Джесси Норман и Лучано Паваротти: эстетические отношения искусства к действительности
Почти параллельные гастроли американского сопрано Джесси Норман и итальянского тенора Лучано Паваротти неожиданно превратились в совершенно потрясающий урок на тему, что такое есть, извините, настоящее искусство. А настоящее искусство есть преображение реальности – повседневного бытового опыта, разнообразных житейских реакций, собственной физической фактуры, наконец.
Два грузных немолодых человека с очевидными проблемами опорно-двигательного аппарата, пик карьеры которых миновал. И та, и другой с трудом преодолевали несколько метров от выхода до авансцены, но вот дальше все развивалось совершенно противоположным образом.

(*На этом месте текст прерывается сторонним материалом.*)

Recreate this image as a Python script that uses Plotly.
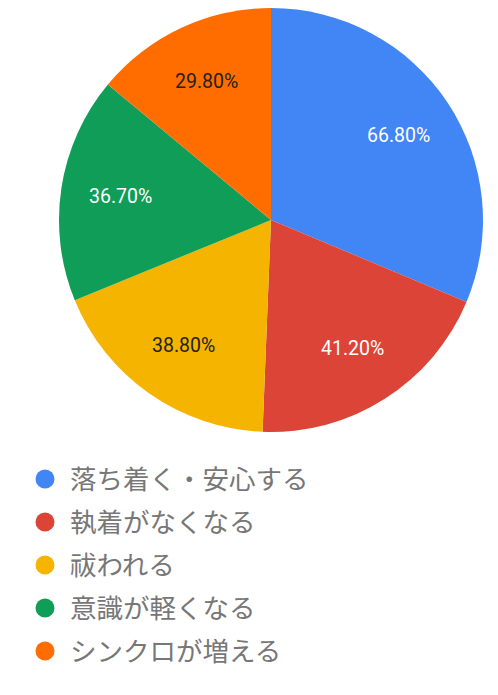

Джесси Норман, буквально преображаясь при первых же звуках оркестра, – откуда только появлялась легкость и пластичность – являла собой пример торжества законов искусства над законами материального мира, то есть духа над плотью. И создавала образы такой художественной силы, что никому не приходило в голову вспоминать ни о ее недугах, ни о ее возрасте, ни о ее весе.
При виде Паваротти, который медленно выбирался на сцену, вначале посещали именно мысли о бренности человеческого тела. Когда этот сгусток рыхлой плоти на подрагивающих ногах кое-как усаживался на стул, к этим мыслям начинали примешиваться уже эмоции – некоторое, мягко говоря, стеснение от этого зрелища. И вот когда он откроет рот – тут-то все это и должно было по законам жанра смениться мыслями о торжестве вечного (искусства) над сиюминутным (телом). Но в этот момент происходило ровно обратное: и дело не только в том, что из с трудом открытого рта почти ничего не доносилось (по крайней мере, ничего, похожего на пение).
Этот почти на глазах превращающийся в труп человек вызывал не только физиологическое отвращение, но самим своим присутствием на сцене профанировал идею искусства как эстетической реальности, отличной от обыденности. Можно сколько угодно смущенно рассуждать о том, что заставляет его после стольких лет успешной карьеры выставлять себя в таком отталкивающем виде, но зрелище было чрезвычайно впечатляюще. И, безусловно, оно является сильнейшим эстетическим переживанием. Однако лучше бы в новом году впечатлений подобного рода было поменьше.